> [DIRECTION] Drop the pictures and give back word for word the lines from the line holding "Output the Python" to the line holding "icao_values = [19.1, 5.4, 39.1, 35.7, 0.1, 0.7]", both included.
── GIVEN RECORDS ──
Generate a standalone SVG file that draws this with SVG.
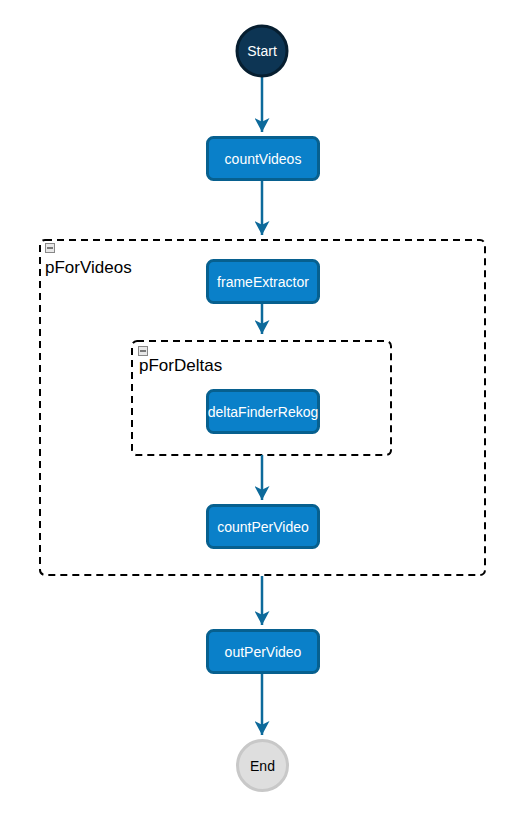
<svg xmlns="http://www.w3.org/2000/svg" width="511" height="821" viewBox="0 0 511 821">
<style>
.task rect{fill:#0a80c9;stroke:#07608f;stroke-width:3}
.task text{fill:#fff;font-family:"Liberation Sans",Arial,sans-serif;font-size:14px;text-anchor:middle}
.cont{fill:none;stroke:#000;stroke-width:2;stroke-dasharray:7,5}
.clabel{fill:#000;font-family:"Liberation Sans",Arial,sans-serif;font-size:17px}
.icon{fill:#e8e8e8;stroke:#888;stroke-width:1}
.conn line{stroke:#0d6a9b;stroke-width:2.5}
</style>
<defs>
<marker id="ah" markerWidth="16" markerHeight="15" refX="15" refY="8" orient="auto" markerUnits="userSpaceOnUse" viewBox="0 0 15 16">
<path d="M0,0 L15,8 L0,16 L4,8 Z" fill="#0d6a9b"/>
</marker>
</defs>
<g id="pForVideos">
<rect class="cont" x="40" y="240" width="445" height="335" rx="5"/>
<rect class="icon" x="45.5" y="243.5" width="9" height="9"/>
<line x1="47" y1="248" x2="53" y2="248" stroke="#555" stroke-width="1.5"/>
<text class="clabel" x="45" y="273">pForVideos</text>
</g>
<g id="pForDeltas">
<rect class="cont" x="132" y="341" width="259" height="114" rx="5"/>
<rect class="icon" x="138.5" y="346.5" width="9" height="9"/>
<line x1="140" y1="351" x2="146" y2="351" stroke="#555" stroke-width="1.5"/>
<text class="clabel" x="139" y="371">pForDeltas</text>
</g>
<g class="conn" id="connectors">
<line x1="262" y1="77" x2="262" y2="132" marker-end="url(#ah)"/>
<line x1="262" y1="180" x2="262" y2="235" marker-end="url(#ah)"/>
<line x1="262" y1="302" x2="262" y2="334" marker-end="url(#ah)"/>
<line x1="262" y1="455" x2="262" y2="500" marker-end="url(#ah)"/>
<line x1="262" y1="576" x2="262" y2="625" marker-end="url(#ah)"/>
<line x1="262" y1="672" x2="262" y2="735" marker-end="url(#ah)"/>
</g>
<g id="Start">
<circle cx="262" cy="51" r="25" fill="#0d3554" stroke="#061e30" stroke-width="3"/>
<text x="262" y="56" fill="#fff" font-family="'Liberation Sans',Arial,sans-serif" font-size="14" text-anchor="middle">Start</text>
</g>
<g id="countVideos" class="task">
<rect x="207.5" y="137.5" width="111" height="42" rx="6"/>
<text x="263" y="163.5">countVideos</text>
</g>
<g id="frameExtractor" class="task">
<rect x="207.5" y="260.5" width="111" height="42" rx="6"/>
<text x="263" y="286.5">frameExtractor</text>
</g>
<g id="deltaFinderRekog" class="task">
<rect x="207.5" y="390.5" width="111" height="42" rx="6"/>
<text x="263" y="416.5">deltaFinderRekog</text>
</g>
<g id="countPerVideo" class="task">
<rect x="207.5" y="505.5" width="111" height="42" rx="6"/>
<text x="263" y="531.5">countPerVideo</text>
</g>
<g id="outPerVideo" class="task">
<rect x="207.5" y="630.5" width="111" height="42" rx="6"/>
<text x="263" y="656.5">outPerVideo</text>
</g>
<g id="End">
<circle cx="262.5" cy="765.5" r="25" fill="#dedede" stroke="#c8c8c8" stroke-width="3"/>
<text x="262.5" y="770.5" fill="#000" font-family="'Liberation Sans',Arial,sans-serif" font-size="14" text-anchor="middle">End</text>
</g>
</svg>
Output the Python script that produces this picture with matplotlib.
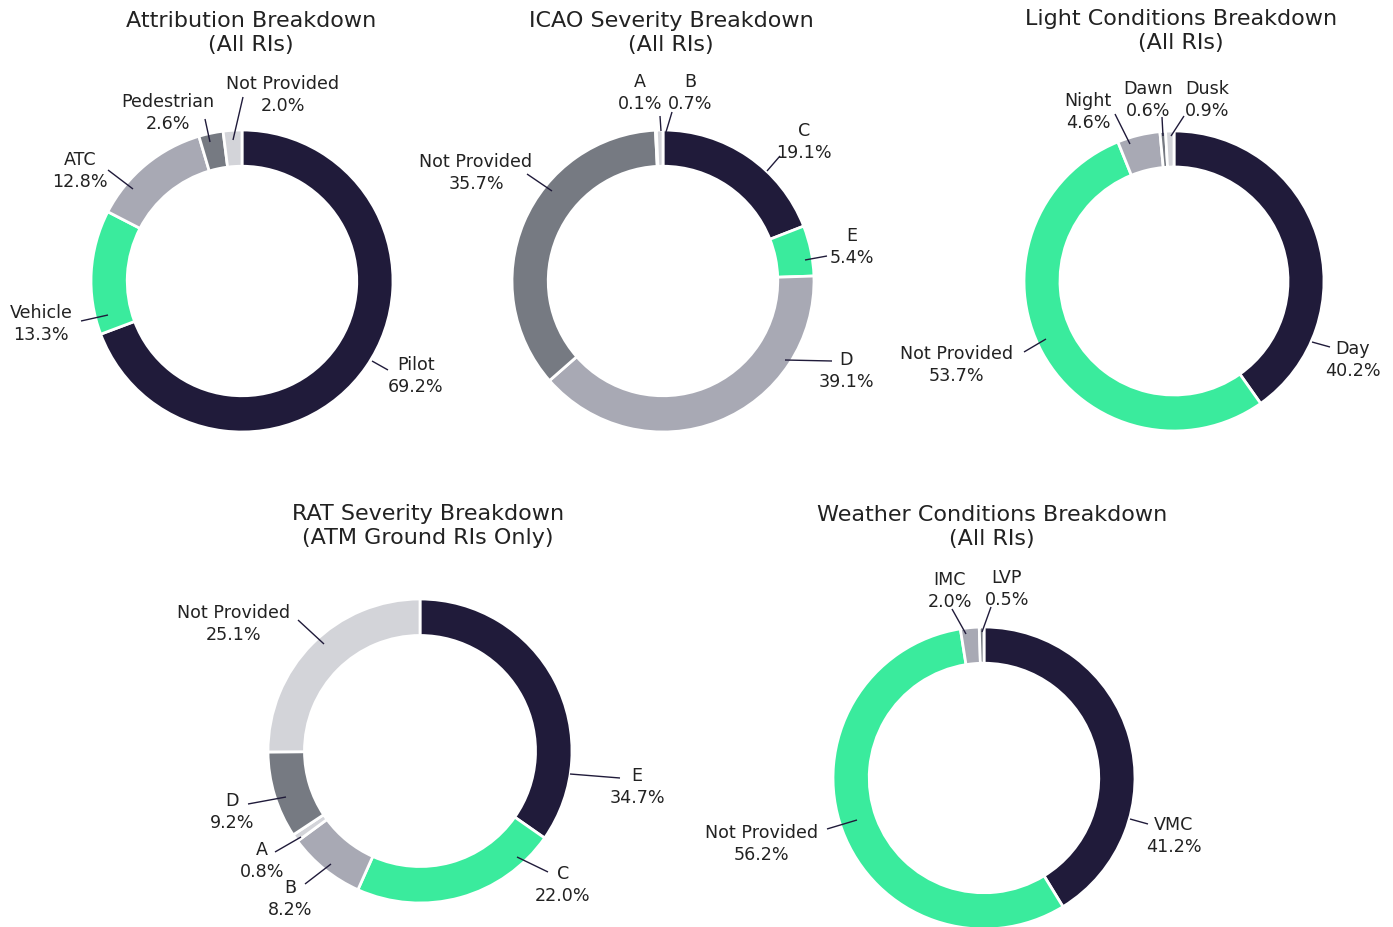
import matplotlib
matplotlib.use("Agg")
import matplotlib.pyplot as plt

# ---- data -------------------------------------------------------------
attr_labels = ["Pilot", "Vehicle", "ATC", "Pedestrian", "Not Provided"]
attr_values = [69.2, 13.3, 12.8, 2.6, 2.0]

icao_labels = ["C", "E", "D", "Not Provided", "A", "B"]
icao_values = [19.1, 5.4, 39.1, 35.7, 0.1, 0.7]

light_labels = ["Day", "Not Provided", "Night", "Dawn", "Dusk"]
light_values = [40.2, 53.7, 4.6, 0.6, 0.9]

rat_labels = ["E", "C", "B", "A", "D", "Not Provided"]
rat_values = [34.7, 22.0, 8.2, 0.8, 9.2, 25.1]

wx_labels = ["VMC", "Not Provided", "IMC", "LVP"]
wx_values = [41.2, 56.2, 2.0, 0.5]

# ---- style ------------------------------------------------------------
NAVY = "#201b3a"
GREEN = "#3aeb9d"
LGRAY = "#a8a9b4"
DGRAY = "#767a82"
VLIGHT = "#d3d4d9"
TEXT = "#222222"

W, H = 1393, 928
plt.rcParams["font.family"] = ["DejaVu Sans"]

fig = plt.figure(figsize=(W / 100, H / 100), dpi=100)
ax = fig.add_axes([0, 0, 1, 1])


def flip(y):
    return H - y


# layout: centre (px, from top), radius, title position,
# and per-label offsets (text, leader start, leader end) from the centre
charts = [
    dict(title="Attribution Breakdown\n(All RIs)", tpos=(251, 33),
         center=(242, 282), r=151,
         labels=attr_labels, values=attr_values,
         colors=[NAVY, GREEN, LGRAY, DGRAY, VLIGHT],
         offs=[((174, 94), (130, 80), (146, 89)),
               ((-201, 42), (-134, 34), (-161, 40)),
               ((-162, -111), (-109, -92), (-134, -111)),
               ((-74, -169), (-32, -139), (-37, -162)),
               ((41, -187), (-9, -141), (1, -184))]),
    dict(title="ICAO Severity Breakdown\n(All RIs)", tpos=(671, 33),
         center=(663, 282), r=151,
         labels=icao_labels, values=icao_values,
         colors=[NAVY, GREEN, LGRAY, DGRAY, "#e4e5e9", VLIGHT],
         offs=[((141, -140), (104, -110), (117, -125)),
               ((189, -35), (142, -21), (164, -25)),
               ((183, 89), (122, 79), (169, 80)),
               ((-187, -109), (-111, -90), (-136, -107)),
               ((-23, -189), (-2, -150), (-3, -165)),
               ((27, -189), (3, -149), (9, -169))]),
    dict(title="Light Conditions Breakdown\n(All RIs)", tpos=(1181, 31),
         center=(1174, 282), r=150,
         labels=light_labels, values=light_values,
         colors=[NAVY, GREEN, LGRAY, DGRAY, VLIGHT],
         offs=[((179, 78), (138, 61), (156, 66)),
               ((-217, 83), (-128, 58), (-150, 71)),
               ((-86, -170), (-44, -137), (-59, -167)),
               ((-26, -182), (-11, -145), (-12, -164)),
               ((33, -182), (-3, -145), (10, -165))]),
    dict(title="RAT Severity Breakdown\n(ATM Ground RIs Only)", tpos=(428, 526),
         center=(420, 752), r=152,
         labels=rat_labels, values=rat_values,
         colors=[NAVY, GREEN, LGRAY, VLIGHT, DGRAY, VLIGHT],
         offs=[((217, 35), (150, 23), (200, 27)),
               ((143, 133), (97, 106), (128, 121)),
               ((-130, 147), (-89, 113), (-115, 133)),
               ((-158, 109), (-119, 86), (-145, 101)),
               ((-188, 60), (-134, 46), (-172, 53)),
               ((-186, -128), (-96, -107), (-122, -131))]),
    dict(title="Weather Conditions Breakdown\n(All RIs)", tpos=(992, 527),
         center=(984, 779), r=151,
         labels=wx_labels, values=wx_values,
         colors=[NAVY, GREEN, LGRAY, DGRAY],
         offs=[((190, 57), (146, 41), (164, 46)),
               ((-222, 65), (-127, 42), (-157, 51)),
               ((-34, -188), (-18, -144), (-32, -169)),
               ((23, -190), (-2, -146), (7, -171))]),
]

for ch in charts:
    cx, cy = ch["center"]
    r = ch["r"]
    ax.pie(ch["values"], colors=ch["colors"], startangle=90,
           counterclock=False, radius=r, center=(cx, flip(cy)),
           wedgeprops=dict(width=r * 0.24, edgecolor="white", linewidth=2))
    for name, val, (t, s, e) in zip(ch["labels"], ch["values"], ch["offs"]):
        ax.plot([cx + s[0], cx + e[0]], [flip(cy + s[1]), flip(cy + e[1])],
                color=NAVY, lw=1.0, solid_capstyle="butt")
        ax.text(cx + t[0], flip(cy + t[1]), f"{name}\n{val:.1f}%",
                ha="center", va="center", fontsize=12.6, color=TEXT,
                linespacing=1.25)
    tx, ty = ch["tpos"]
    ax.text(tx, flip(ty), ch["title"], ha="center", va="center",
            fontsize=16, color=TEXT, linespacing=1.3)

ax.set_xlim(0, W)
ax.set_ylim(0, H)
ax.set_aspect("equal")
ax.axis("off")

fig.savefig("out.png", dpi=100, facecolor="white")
───
> [TASK OUTPUT]
Output the Python script that produces this picture with matplotlib.
import matplotlib
matplotlib.use("Agg")
import matplotlib.pyplot as plt

# ---- data -------------------------------------------------------------
attr_labels = ["Pilot", "Vehicle", "ATC", "Pedestrian", "Not Provided"]
attr_values = [69.2, 13.3, 12.8, 2.6, 2.0]

icao_labels = ["C", "E", "D", "Not Provided", "A", "B"]
icao_values = [19.1, 5.4, 39.1, 35.7, 0.1, 0.7]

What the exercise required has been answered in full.